━━━━━ DATA PROVIDED

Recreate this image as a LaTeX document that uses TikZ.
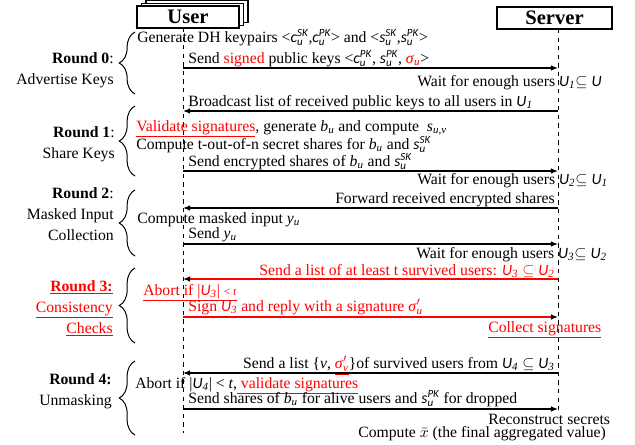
\documentclass[tikz,border=0pt]{standalone}
\usepackage{fontspec}
\usepackage{amsmath}
\setmainfont{Liberation Serif}
\newfontfamily\symfam{Carlito}
\usetikzlibrary{arrows.meta,decorations.pathreplacing}

% symbols of the protocol
\newcommand{\symv}[1]{{\symfam\itshape #1}}
\newcommand{\keyv}[3]{\symv{#1}$_{\text{\symv{#2}}}^{\text{\symv{#3}}}$}
\newcommand{\uset}[1]{\symv{U}$_{\text{\itshape #1}}$}
\newcommand{\ivar}[2]{\textit{#1}$_{\text{\itshape #2}}$}
\newcommand{\redul}[1]{\textcolor{red}{\underline{#1}}}

\begin{document}
\begin{tikzpicture}[x=0.7pt,y=-0.7pt,
    font=\fontsize{11}{14.7}\selectfont,
    txt/.style={inner sep=0pt,anchor=base west},
    txtr/.style={inner sep=0pt,anchor=base east},
    lbl/.style={inner sep=0pt,anchor=base east,align=right},
    party/.style={draw,fill=white,line width=0.8pt,minimum height=15.4pt,inner sep=0pt,
        font=\fontsize{14.4}{16}\selectfont\bfseries},
    life/.style={dashed,line width=0.7pt},
    msg/.style={line width=0.9pt,-{Latex[length=5pt,width=4pt]}},
    redmsg/.style={msg,red,-{Latex[length=5pt,width=4pt,color=black]}},
    brc/.style={decorate,decoration={brace,amplitude=11pt},line width=0.7pt}
]
\useasboundingbox (0,0) rectangle (635,444);

% parties
\foreach \d in {2,1}
    \node[party,minimum width=71.4pt] at (188+\d*4.5,17-\d*2.75) {};
\node[party,minimum width=71.4pt] (user) at (188,17) {User};
\node[party,minimum width=80.5pt] (server) at (554.5,18) {Server};

% lifelines
\coordinate (ut) at (183,28);
\coordinate (ub) at (183,433);
\coordinate (st) at (558,29);
\coordinate (sb) at (558,412);
\draw[life] (ut) -- (ub);
\draw[life] (st) -- (sb);

% rounds (base = last line)
\node[lbl] (r0) at (114,84) {\textbf{Round 0}:\\Advertise Keys};
\node[lbl] (r1) at (115,158) {\textbf{Round 1}:\\Share Keys};
\node[lbl] (r2) at (114,240) {\textbf{Round 2}:\\Masked Input\\Collection};
\node[lbl,red] (r3) at (113,333) {\underline{\textbf{Round 3:}}\\\underline{Consistency}\\\underline{Checks}};
\node[lbl] (r4) at (112,405) {\textbf{Round 4:}\\Unmasking};
\draw[brc] (135,94) -- (135,32);
\draw[brc] (135,176) -- (135,106);
\draw[brc] (135,256) -- (135,190);
\draw[brc] (135,343) -- (135,268);
\draw[brc] (135,435) -- (135,361);

% round 0
\node[txt] (t0) at (137,42) {Generate DH keypairs <\keyv{c}{u}{SK},\keyv{c}{u}{PK}> and <\keyv{s}{u}{SK},\keyv{s}{u}{PK}>};
\node[txt] (t1) at (188,63) {Send \redul{signed} public keys <\keyv{c}{u}{PK}, \keyv{s}{u}{PK}, \redul{\ivar{σ}{u}}>};
\node[txt] (t2) at (417,86) {Wait for enough users \uset{1}$\subseteq$ \symv{U}};
\node[txt] (t3) at (188,106) {Broadcast list of received public keys to all users in \uset{1}};
% round 1
\node[txt] (t4) at (136,131) {\redul{Validate signatures}, generate \ivar{b}{u} and compute \ \ivar{s}{u,v}};
\node[txt] (t5) at (136,149) {Compute t-out-of-n secret shares for \ivar{b}{u} and \keyv{s}{u}{SK}};
\node[txt] (t6) at (188,166) {Send encrypted shares of \ivar{b}{u} and \keyv{s}{u}{SK}};
\node[txt] (t7) at (417,184) {Wait for enough users \uset{2}$\subseteq$ \uset{1}};
% round 2
\node[txtr] (t8) at (555,203) {Forward received encrypted shares};
\node[txt] (t9) at (137,223) {Compute masked input \ivar{y}{u}};
\node[txt] (t10) at (188,238) {Send \ivar{y}{u}};
\node[txt] (t11) at (416,258) {Wait for enough users \uset{3}$\subseteq$ \uset{2}};
% round 3
\node[txtr,red] (t12) at (555,275) {\underline{Send a list of at least t survived users: \uset{3} $\subseteq$ \uset{2}}};
\node[txt,red] (t13) at (143,295) {\underline{Abort if |\uset{3}| {\footnotesize< \textit{t}}}};
\node[txt,red] (t14) at (188,311) {\underline{Sign \uset{3} and reply with a signature \textit{σ}$'_{\text{\itshape u}}$}};
\node[txt,red] (t15) at (488,332) {\underline{Collect signatures}};
% round 4
\node[txtr] (t16) at (555,368) {Send a list \{\textit{v}, \redul{\textit{σ}$'_{\text{\itshape v}}$}\}of survived users from \uset{4} $\subseteq$ \uset{3}};
\node[txt] (t17) at (135,388) {Abort if |\uset{4}| < \textit{t},\redul{ validate signatures}};
\node[txt] (t18) at (188,403) {Send shares of \ivar{b}{u} for alive users and \keyv{s}{u}{PK} for dropped};
\node[txt] (t19) at (488,424) {Reconstruct secrets};
\node[txt] (t20) at (358,437) {Compute $\bar{x}$ (the final aggregated value)};

% messages
\foreach \n/\y in {0/68,1/111,2/171,3/208,4/244,5/279,6/317,7/373,8/409}
    \coordinate (m\n) at (0,\y);
\draw[msg] (ut |- m0) -- (st |- m0);
\draw[msg] (st |- m1) -- (ut |- m1);
\draw[msg] (ut |- m2) -- (st |- m2);
\draw[msg] (st |- m3) -- (ut |- m3);
\draw[msg] (ut |- m4) -- (st |- m4);
\draw[redmsg] (st |- m5) -- (ut |- m5);
\draw[redmsg] (ut |- m6) -- (st |- m6);
\draw[msg] (st |- m7) -- (ut |- m7);
\draw[msg] (ut |- m8) -- (st |- m8);

\end{tikzpicture}
\end{document}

━━━━━━━━━━

WHAT YOU WILL DO
Repeat the lines above, starting at the first and stopping after the line that holds "width=80.5pt] (server) at", with the pictures left out.

SOLVED EXERCISE
Recreate this image as a LaTeX document that uses TikZ.
\documentclass[tikz,border=0pt]{standalone}
\usepackage{fontspec}
\usepackage{amsmath}
\setmainfont{Liberation Serif}
\newfontfamily\symfam{Carlito}
\usetikzlibrary{arrows.meta,decorations.pathreplacing}

% symbols of the protocol
\newcommand{\symv}[1]{{\symfam\itshape #1}}
\newcommand{\keyv}[3]{\symv{#1}$_{\text{\symv{#2}}}^{\text{\symv{#3}}}$}
\newcommand{\uset}[1]{\symv{U}$_{\text{\itshape #1}}$}
\newcommand{\ivar}[2]{\textit{#1}$_{\text{\itshape #2}}$}
\newcommand{\redul}[1]{\textcolor{red}{\underline{#1}}}

\begin{document}
\begin{tikzpicture}[x=0.7pt,y=-0.7pt,
    font=\fontsize{11}{14.7}\selectfont,
    txt/.style={inner sep=0pt,anchor=base west},
    txtr/.style={inner sep=0pt,anchor=base east},
    lbl/.style={inner sep=0pt,anchor=base east,align=right},
    party/.style={draw,fill=white,line width=0.8pt,minimum height=15.4pt,inner sep=0pt,
        font=\fontsize{14.4}{16}\selectfont\bfseries},
    life/.style={dashed,line width=0.7pt},
    msg/.style={line width=0.9pt,-{Latex[length=5pt,width=4pt]}},
    redmsg/.style={msg,red,-{Latex[length=5pt,width=4pt,color=black]}},
    brc/.style={decorate,decoration={brace,amplitude=11pt},line width=0.7pt}
]
\useasboundingbox (0,0) rectangle (635,444);

% parties
\foreach \d in {2,1}
    \node[party,minimum width=71.4pt] at (188+\d*4.5,17-\d*2.75) {};
\node[party,minimum width=71.4pt] (user) at (188,17) {User};
\node[party,minimum width=80.5pt] (server) at (554.5,18) {Server};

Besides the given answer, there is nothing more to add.